Unfortunately residential networks usually don't have static IP's so the IP changes on reboots. Updating the DNS record every time would probably be a PITA.
Couple of notes: You can use a DNS updater like this one: https://github.com/timothymiller/cloudflare-ddns

The bigger problem would be if your ISP implemented CGNAT.

Easily taken care of by duckdns for example
Then I can't hook it up to a real domain like google.com, just a subdomain of whatever site is running it.
And then you have to hope your ISP doesn't use CGNAT
Thanks. Xfinity (my ISP) supports only TCP and UDP for Xfi Gateway and not HTTP/HTTPS.

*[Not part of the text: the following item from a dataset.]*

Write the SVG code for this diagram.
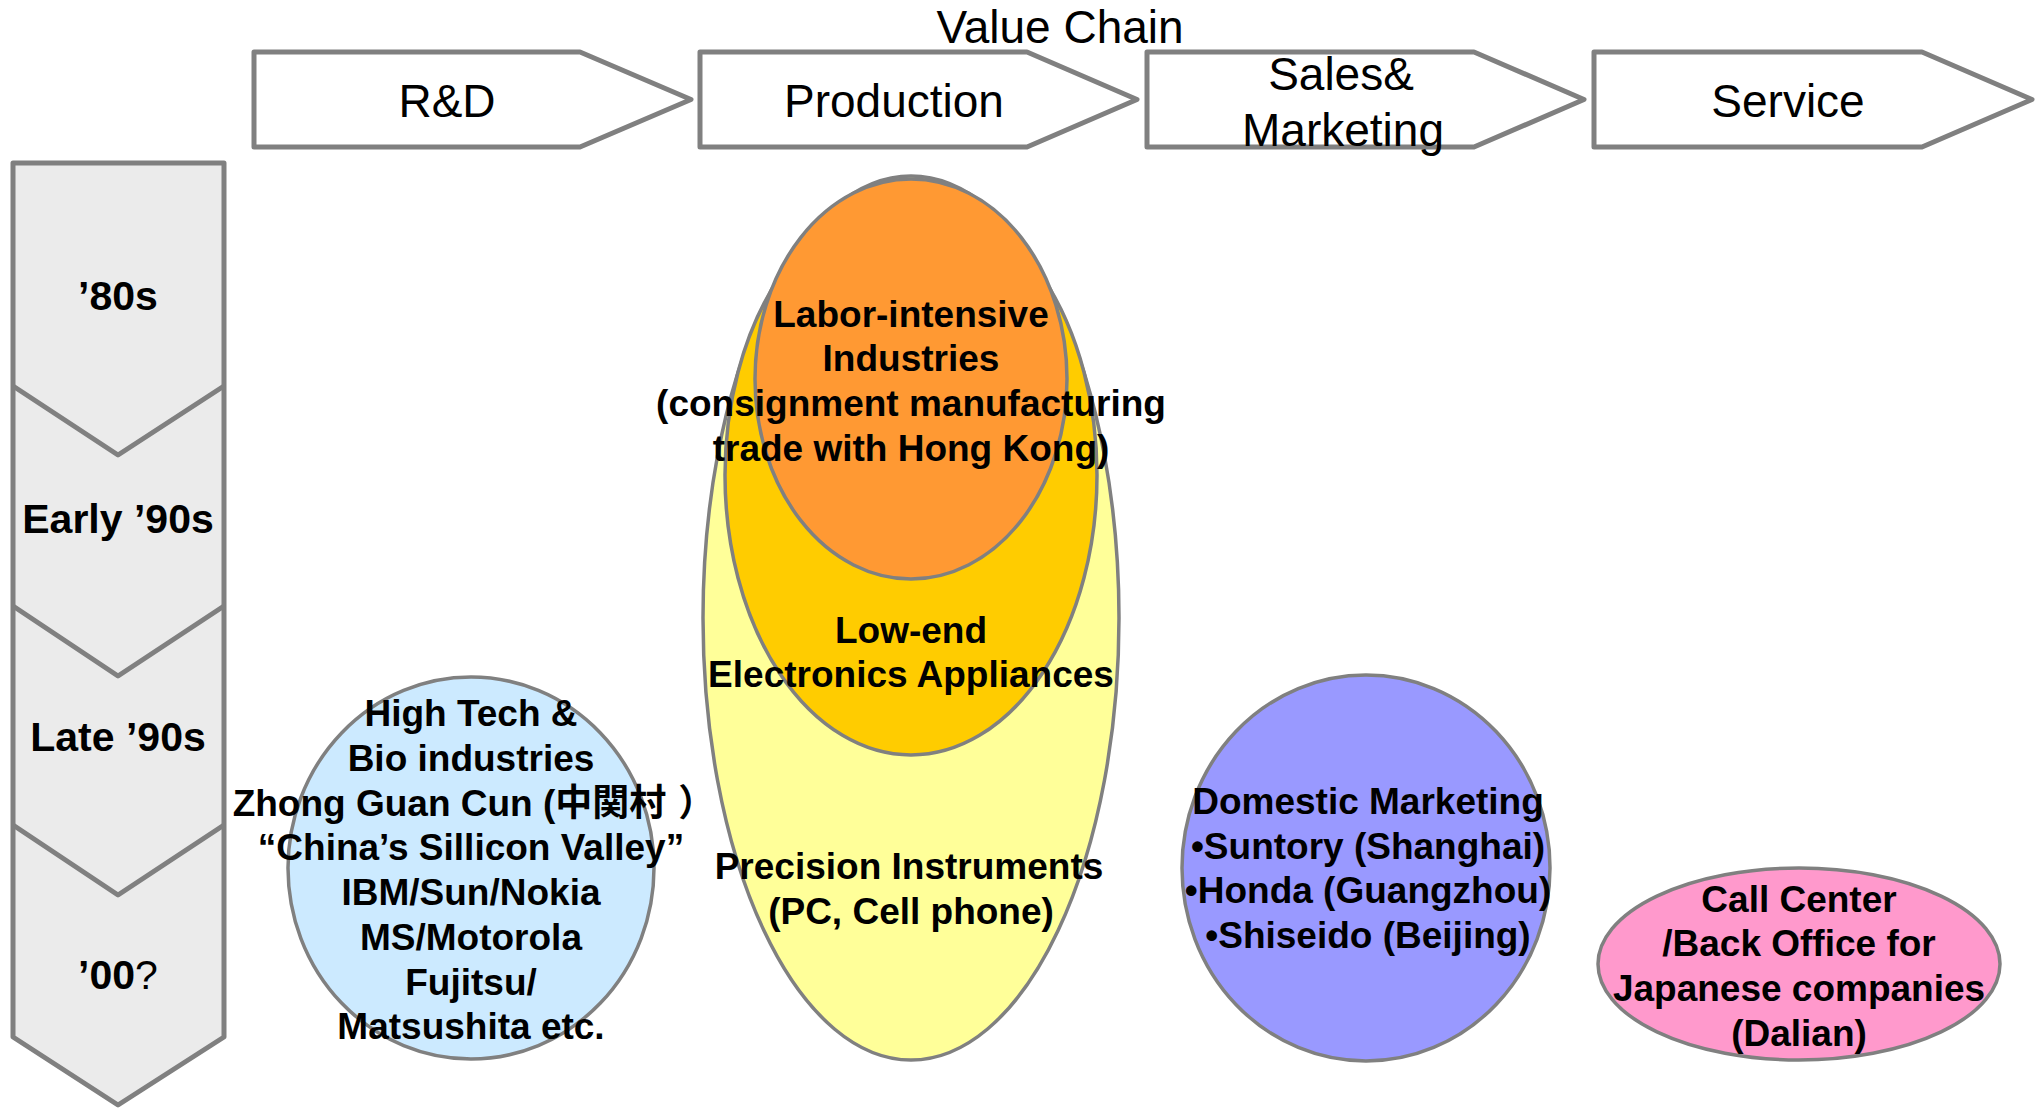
<svg xmlns="http://www.w3.org/2000/svg" width="2040" height="1108" viewBox="0 0 2040 1108">
<style>
.stage{fill:#ffffff;stroke:#808080;stroke-width:5;stroke-linejoin:round}
.hd{font-family:"Liberation Sans",Arial,sans-serif;font-size:46px;fill:#000;text-anchor:middle}
.yr{font-family:"Liberation Sans",Arial,sans-serif;font-size:41px;font-weight:bold;fill:#000;text-anchor:middle}
.b{font-family:"Liberation Sans",Arial,"Noto Sans CJK JP",sans-serif;font-size:37px;font-weight:bold;fill:#000;text-anchor:middle}
.ell{stroke:#808080;stroke-width:3.5}
.col{fill:#ebebeb;stroke:#808080;stroke-width:5;stroke-linejoin:round}
.div{fill:none;stroke:#808080;stroke-width:5;stroke-linejoin:round}
</style>
<text id="title" class="hd" x="1060" y="43">Value Chain</text>
<g id="stage-rd">
<polygon class="stage" points="254,52 580,52 691,99.5 580,147 254,147"/>
<text class="hd" x="447" y="117">R&amp;D</text>
</g>
<g id="stage-production">
<polygon class="stage" points="700,52 1027,52 1137,99.5 1027,147 700,147"/>
<text class="hd" x="894" y="117">Production</text>
</g>
<g id="stage-sales">
<polygon class="stage" points="1147,52 1474,52 1584,99.5 1474,147 1147,147"/>
<text class="hd" x="1341" y="90">Sales&amp;</text>
<text class="hd" x="1343" y="146">Marketing</text>
</g>
<g id="stage-service">
<polygon class="stage" points="1594,52 1922,52 2032,99.5 1922,147 1594,147"/>
<text class="hd" x="1788" y="117">Service</text>
</g>
<g id="timeline">
<path class="col" d="M13,163 H224 V1037 L118,1105 L13,1037 Z"/>
<polyline class="div" points="13,386 118,455 224,386"/>
<polyline class="div" points="13,606 118,676 224,606"/>
<polyline class="div" points="13,825 118,895 224,825"/>
<text class="yr" x="118" y="310">’80s</text>
<text class="yr" x="118" y="533">Early ’90s</text>
<text class="yr" x="118" y="751">Late ’90s</text>
<text class="yr" x="118" y="989">’00<tspan font-weight="normal">?</tspan></text>
</g>
<g id="node-hightech">
<ellipse class="ell" cx="471" cy="868" rx="183" ry="191" fill="#cceaff"/>
<text class="b" x="471" y="726">High Tech &amp;</text>
<text class="b" x="471" y="771">Bio industries</text>
<text class="b" x="474" y="816">Zhong Guan Cun (中関村<tspan dx="12">）</tspan></text>
<text class="b" x="471" y="860">“China’s Sillicon Valley”</text>
<text class="b" x="471" y="905">IBM/Sun/Nokia</text>
<text class="b" x="471" y="950">MS/Motorola</text>
<text class="b" x="471" y="995">Fujitsu/</text>
<text class="b" x="471" y="1039">Matsushita etc.</text>
</g>
<g id="node-precision">
<ellipse class="ell" cx="911" cy="618" rx="208" ry="442" fill="#ffff99"/>
</g>
<g id="node-lowend">
<ellipse class="ell" cx="911" cy="475" rx="186" ry="280" fill="#ffcc00"/>
</g>
<g id="node-labor">
<ellipse class="ell" cx="911" cy="379" rx="156" ry="200" fill="#ff9933"/>
<text class="b" x="911" y="327">Labor-intensive</text>
<text class="b" x="911" y="371">Industries</text>
<text class="b" x="911" y="416">(consignment manufacturing</text>
<text class="b" x="911" y="461">trade with Hong Kong)</text>
</g>
<g id="labels-production">
<text class="b" x="911" y="643">Low-end</text>
<text class="b" x="911" y="687">Electronics Appliances</text>
<text class="b" x="909" y="879">Precision Instruments</text>
<text class="b" x="911" y="924">(PC, Cell phone)</text>
</g>
<g id="node-domestic">
<ellipse class="ell" cx="1366" cy="868" rx="184" ry="193" fill="#9999ff"/>
<text class="b" x="1368" y="814">Domestic Marketing</text>
<text class="b" x="1368" y="859">•Suntory (Shanghai)</text>
<text class="b" x="1368" y="903">•Honda (Guangzhou)</text>
<text class="b" x="1368" y="948">•Shiseido (Beijing)</text>
</g>
<g id="node-callcenter">
<ellipse class="ell" cx="1799" cy="964" rx="201" ry="96" fill="#ff99cc"/>
<text class="b" x="1799" y="912">Call Center</text>
<text class="b" x="1799" y="956">/Back Office for</text>
<text class="b" x="1799" y="1001">Japanese companies</text>
<text class="b" x="1799" y="1046">(Dalian)</text>
</g>
<g id="connectors"/>
</svg>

The thing which I don't know is how to remove Xfi Gateway and use my own gateway/router.

HTTP and HTTPS are layer 7 protocols that both go inside the layer 4 protocol TCP.

So port forward TCP and you'll be good.

https://en.wikipedia.org/wiki/OSI_model

Perfect. Thanks. That was my doubt. Will try it out.
Yeah, most routers have a predefined list of "Applications" but you can add a custom application with custom port.

Back in the day, DynDNS actually allowed the IP to DNS as a free service.

Oh, I forgot to mention HTTP uses TCP port 80, and HTTPS uses TCP port 443.